▸ EXERCISE OBJECTIVE
Transcribe every line from the top down to the line with "r2_pos = [(5.7, 24.3), (60.2, 23.1), (122, 13.1)]", both ends included, but not the pictures.

====

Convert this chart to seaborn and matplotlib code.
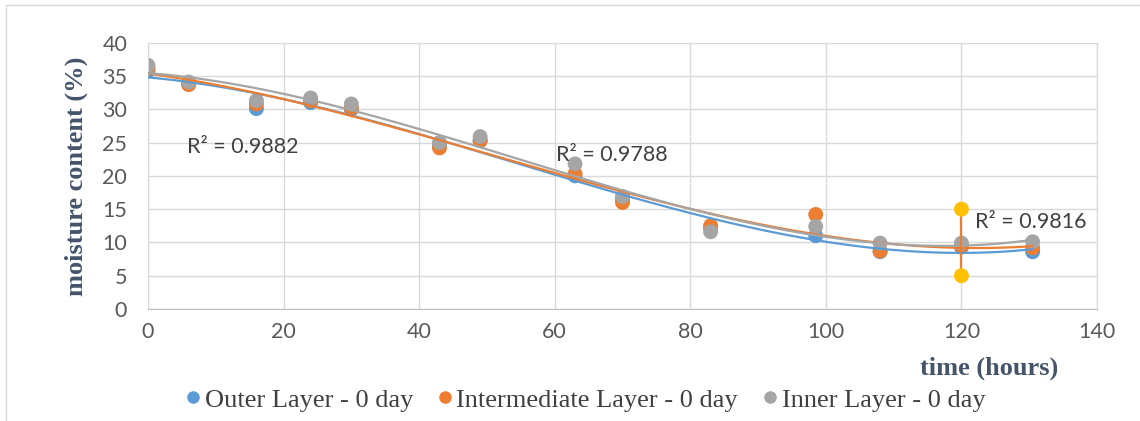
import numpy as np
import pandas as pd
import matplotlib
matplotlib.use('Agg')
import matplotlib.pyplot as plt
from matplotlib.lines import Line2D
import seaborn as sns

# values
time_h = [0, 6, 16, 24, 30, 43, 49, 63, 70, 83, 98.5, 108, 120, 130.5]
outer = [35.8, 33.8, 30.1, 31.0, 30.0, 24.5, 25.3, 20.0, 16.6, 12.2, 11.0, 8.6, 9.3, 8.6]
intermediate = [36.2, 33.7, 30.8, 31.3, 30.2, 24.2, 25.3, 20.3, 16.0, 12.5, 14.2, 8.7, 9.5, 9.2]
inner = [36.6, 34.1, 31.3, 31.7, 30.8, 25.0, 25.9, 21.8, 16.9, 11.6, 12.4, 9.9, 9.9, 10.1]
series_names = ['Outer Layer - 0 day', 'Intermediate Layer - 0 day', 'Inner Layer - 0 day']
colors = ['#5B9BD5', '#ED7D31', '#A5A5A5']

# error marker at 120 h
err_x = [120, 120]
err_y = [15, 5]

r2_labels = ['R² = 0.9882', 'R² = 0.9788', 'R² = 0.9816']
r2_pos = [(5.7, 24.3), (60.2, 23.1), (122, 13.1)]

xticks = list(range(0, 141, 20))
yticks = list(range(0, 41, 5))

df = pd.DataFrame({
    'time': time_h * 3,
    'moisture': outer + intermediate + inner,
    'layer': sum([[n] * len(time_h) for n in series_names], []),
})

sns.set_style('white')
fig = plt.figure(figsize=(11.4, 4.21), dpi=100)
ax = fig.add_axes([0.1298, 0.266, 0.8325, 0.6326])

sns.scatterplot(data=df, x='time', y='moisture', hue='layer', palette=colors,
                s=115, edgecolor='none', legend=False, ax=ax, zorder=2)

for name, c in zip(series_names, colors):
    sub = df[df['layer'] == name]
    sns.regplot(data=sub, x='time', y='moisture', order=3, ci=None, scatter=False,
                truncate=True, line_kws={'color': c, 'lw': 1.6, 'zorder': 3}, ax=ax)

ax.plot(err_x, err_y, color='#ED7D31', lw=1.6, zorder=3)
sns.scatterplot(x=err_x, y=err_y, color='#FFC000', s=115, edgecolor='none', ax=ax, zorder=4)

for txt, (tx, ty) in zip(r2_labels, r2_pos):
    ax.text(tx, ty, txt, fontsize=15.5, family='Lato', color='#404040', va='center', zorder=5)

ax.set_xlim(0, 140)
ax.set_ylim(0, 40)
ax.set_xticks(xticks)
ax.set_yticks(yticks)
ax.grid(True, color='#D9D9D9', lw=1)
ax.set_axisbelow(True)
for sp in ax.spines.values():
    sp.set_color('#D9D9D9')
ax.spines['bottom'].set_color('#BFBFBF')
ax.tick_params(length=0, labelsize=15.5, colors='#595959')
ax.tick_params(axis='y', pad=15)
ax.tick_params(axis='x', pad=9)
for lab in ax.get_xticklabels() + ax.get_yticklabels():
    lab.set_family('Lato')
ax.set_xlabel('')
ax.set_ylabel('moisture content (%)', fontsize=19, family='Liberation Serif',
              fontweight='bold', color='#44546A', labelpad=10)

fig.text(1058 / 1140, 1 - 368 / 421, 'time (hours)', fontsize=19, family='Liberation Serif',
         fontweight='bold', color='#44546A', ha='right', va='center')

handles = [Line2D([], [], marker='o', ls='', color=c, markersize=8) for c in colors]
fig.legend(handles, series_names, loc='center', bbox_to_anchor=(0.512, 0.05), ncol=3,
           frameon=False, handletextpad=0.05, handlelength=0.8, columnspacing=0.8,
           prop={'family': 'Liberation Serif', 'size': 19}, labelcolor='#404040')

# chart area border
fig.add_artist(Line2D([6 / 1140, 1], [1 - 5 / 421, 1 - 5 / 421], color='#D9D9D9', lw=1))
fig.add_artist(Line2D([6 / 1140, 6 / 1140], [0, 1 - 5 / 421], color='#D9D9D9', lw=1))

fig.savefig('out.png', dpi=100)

====

▸ FINAL ANSWER
Convert this chart to seaborn and matplotlib code.
import numpy as np
import pandas as pd
import matplotlib
matplotlib.use('Agg')
import matplotlib.pyplot as plt
from matplotlib.lines import Line2D
import seaborn as sns

# values
time_h = [0, 6, 16, 24, 30, 43, 49, 63, 70, 83, 98.5, 108, 120, 130.5]
outer = [35.8, 33.8, 30.1, 31.0, 30.0, 24.5, 25.3, 20.0, 16.6, 12.2, 11.0, 8.6, 9.3, 8.6]
intermediate = [36.2, 33.7, 30.8, 31.3, 30.2, 24.2, 25.3, 20.3, 16.0, 12.5, 14.2, 8.7, 9.5, 9.2]
inner = [36.6, 34.1, 31.3, 31.7, 30.8, 25.0, 25.9, 21.8, 16.9, 11.6, 12.4, 9.9, 9.9, 10.1]
series_names = ['Outer Layer - 0 day', 'Intermediate Layer - 0 day', 'Inner Layer - 0 day']
colors = ['#5B9BD5', '#ED7D31', '#A5A5A5']

# error marker at 120 h
err_x = [120, 120]
err_y = [15, 5]

r2_labels = ['R² = 0.9882', 'R² = 0.9788', 'R² = 0.9816']
r2_pos = [(5.7, 24.3), (60.2, 23.1), (122, 13.1)]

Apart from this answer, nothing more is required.